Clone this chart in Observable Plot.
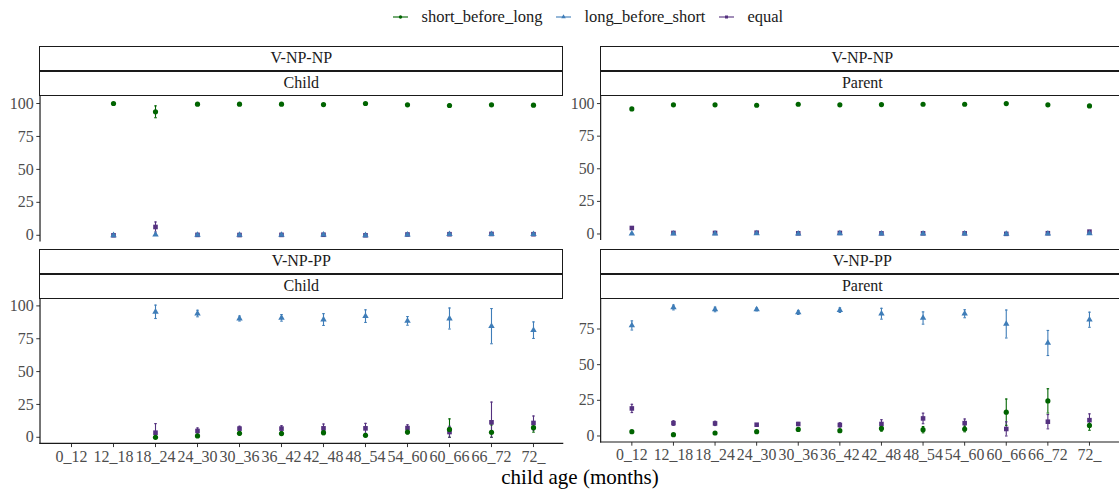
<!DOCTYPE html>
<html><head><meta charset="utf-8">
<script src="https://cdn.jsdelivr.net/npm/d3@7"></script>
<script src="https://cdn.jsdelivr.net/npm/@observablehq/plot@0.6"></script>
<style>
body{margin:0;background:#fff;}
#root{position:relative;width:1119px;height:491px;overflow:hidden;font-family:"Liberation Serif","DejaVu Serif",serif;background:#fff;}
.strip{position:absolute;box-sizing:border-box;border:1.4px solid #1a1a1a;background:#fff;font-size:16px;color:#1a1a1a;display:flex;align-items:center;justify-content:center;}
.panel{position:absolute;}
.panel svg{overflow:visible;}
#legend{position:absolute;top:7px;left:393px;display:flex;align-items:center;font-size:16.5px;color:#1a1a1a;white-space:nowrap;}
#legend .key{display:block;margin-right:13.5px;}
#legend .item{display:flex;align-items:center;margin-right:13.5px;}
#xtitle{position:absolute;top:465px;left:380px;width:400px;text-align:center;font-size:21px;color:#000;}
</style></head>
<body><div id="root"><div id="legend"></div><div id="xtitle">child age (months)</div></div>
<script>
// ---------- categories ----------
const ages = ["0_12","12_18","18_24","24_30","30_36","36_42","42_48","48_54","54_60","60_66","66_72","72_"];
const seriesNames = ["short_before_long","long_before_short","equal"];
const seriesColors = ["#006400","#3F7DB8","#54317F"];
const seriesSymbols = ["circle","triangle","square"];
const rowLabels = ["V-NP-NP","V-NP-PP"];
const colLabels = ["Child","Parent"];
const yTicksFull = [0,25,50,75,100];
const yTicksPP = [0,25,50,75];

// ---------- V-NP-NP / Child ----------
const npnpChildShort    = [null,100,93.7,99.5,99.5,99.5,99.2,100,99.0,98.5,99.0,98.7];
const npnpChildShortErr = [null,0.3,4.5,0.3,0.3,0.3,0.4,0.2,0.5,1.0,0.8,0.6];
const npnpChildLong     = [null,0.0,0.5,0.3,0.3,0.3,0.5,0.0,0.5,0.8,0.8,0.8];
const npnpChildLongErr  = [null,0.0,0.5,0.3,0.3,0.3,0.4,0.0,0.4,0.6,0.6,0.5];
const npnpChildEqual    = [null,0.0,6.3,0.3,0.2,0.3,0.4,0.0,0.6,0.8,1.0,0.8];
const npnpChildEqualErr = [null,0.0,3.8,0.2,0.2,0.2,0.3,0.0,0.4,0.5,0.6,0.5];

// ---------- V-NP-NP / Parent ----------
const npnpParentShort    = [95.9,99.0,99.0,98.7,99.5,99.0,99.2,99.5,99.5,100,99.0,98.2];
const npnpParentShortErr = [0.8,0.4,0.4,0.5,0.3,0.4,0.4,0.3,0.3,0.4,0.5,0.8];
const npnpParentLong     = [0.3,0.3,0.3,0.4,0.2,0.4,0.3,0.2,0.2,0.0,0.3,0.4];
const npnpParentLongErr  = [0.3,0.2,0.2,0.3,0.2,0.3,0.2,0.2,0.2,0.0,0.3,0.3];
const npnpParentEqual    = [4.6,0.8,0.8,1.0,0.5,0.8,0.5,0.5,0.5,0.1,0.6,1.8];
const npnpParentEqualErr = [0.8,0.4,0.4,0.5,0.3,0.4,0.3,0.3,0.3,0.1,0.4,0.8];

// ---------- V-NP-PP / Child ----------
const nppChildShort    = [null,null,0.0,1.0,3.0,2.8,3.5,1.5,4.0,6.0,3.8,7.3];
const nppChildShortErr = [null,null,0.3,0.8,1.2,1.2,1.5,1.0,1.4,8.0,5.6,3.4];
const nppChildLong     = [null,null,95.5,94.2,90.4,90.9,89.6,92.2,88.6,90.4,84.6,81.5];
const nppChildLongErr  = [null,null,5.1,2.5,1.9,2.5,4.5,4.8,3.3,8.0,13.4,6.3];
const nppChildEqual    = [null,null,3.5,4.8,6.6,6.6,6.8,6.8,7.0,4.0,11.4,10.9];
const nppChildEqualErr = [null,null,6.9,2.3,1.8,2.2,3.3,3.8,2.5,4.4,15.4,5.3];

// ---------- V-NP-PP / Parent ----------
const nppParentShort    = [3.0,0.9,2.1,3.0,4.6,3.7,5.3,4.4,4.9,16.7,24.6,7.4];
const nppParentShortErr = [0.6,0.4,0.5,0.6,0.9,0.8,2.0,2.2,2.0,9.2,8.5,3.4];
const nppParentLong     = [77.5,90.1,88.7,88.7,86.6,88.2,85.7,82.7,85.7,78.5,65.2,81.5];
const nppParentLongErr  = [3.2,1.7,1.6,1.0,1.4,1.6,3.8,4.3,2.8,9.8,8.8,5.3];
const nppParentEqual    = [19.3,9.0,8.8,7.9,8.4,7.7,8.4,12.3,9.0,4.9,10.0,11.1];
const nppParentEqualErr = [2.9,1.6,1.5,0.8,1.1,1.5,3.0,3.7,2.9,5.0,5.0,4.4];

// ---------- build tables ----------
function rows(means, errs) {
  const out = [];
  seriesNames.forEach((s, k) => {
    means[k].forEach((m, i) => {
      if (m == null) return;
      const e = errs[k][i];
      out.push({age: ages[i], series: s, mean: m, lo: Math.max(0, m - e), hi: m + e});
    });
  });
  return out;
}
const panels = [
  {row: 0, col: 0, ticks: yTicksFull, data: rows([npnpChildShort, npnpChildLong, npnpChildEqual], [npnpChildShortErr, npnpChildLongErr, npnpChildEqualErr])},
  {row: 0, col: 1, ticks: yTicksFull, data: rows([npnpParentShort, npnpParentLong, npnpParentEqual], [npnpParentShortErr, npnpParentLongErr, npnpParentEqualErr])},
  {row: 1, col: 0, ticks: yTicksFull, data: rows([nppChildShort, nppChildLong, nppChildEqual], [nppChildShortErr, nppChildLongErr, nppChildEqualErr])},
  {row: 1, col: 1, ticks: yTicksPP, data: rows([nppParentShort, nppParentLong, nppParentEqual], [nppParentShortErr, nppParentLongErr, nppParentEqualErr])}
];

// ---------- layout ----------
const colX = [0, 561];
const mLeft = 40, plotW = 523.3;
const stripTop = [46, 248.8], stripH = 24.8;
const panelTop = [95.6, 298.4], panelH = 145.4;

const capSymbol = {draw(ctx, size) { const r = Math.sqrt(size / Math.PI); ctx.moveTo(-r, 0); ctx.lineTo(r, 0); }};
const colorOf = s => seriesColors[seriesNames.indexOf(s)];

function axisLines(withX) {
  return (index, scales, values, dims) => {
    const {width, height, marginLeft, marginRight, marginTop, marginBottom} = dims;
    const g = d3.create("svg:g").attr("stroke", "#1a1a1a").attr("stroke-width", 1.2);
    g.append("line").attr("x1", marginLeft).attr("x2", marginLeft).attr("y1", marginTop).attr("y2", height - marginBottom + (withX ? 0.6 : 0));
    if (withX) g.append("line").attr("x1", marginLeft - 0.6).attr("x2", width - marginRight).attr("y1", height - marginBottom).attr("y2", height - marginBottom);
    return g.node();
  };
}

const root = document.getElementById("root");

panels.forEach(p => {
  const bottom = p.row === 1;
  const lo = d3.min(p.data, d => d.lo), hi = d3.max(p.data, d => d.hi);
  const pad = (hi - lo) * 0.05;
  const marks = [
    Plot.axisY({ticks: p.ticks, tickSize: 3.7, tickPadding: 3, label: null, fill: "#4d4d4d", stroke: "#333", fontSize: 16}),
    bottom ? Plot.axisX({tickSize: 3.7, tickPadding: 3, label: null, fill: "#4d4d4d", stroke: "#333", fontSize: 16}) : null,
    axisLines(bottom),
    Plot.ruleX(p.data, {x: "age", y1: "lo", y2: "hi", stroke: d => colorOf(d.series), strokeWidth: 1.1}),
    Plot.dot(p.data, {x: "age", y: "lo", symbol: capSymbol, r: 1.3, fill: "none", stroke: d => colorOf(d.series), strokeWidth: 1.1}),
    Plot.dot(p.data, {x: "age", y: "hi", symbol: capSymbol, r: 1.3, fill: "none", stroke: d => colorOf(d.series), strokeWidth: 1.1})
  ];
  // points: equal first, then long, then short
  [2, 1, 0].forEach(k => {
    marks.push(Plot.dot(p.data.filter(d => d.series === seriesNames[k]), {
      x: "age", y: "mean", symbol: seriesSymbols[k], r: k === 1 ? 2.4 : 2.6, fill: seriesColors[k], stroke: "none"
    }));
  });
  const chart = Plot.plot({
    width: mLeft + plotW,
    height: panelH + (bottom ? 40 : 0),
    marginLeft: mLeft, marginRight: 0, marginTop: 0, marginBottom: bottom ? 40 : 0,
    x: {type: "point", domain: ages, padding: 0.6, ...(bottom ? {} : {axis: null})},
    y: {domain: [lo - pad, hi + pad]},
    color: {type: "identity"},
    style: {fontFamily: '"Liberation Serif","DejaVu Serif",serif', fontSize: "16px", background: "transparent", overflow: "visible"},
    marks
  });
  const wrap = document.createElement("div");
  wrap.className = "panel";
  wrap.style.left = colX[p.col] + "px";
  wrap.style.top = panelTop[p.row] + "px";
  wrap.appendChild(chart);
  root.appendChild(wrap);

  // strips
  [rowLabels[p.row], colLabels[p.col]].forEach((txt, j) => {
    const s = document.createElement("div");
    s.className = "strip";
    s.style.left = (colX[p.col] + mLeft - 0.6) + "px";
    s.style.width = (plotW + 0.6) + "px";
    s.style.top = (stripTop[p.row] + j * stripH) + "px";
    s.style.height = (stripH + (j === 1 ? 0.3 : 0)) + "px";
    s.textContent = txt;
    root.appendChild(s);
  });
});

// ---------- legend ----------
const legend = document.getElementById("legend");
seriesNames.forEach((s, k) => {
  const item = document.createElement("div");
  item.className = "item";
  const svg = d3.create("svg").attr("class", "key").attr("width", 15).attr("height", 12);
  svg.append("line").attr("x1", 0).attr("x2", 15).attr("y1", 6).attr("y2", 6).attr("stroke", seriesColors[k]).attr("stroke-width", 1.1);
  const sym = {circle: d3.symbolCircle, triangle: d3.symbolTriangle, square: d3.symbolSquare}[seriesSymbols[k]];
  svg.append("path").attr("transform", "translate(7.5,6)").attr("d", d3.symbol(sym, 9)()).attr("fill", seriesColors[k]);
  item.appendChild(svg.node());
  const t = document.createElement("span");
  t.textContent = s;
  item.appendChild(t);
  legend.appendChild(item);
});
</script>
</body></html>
* * *
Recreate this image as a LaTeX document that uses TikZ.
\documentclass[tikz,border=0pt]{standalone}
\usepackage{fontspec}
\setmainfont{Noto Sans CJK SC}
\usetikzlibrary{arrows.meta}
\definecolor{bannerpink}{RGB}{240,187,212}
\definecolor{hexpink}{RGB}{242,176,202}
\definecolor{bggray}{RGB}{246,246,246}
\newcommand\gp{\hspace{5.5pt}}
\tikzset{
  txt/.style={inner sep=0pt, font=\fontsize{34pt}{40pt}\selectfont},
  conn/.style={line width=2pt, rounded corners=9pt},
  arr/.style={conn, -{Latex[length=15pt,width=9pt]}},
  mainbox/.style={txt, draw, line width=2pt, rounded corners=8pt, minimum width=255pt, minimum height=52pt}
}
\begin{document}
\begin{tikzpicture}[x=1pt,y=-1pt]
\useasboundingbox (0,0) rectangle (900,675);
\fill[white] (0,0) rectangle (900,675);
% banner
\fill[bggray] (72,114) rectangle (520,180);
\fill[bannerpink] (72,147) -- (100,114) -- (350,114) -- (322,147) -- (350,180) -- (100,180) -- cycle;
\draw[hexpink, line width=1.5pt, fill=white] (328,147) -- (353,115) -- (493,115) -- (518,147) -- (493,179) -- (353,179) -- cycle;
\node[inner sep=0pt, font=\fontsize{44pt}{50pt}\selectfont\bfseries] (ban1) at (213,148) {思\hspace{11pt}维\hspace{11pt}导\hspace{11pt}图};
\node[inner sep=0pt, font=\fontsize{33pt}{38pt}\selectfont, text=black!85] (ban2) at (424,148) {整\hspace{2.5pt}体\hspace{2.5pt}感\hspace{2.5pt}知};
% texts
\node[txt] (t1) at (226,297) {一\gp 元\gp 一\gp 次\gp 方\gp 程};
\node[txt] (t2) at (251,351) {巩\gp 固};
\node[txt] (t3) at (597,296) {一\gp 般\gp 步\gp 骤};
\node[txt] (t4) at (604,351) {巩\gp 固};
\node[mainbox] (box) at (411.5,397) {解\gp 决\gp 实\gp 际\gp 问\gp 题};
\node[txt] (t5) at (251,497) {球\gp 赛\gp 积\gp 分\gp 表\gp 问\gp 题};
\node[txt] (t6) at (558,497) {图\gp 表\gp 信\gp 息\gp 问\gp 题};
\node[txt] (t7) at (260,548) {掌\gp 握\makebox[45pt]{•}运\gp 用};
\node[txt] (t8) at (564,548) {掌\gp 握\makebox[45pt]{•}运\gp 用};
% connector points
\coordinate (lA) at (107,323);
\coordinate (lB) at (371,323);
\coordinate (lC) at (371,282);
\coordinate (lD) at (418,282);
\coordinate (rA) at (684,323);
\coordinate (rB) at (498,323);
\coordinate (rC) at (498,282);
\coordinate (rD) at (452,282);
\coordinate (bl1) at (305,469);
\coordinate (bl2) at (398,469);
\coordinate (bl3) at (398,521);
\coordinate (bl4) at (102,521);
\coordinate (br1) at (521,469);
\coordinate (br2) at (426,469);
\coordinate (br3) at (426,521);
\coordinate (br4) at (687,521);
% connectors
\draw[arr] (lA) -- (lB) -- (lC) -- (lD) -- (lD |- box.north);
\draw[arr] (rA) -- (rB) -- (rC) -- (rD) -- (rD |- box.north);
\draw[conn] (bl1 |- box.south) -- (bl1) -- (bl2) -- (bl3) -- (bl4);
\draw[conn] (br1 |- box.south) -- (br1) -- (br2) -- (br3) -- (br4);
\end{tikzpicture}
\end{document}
* * *
**WRITTEN REQUEST:** Take the lines above starting at the one containing "Clone this chart in Observable Plot." and ending at the one containing "const yTicksPP = [0,25,50,75];", and print them again exactly, without pictures.

**REPLY TO THE EXERCISE:**
Clone this chart in Observable Plot.
<!DOCTYPE html>
<html><head><meta charset="utf-8">
<script src="https://cdn.jsdelivr.net/npm/d3@7"></script>
<script src="https://cdn.jsdelivr.net/npm/@observablehq/plot@0.6"></script>
<style>
body{margin:0;background:#fff;}
#root{position:relative;width:1119px;height:491px;overflow:hidden;font-family:"Liberation Serif","DejaVu Serif",serif;background:#fff;}
.strip{position:absolute;box-sizing:border-box;border:1.4px solid #1a1a1a;background:#fff;font-size:16px;color:#1a1a1a;display:flex;align-items:center;justify-content:center;}
.panel{position:absolute;}
.panel svg{overflow:visible;}
#legend{position:absolute;top:7px;left:393px;display:flex;align-items:center;font-size:16.5px;color:#1a1a1a;white-space:nowrap;}
#legend .key{display:block;margin-right:13.5px;}
#legend .item{display:flex;align-items:center;margin-right:13.5px;}
#xtitle{position:absolute;top:465px;left:380px;width:400px;text-align:center;font-size:21px;color:#000;}
</style></head>
<body><div id="root"><div id="legend"></div><div id="xtitle">child age (months)</div></div>
<script>
// ---------- categories ----------
const ages = ["0_12","12_18","18_24","24_30","30_36","36_42","42_48","48_54","54_60","60_66","66_72","72_"];
const seriesNames = ["short_before_long","long_before_short","equal"];
const seriesColors = ["#006400","#3F7DB8","#54317F"];
const seriesSymbols = ["circle","triangle","square"];
const rowLabels = ["V-NP-NP","V-NP-PP"];
const colLabels = ["Child","Parent"];
const yTicksFull = [0,25,50,75,100];
const yTicksPP = [0,25,50,75];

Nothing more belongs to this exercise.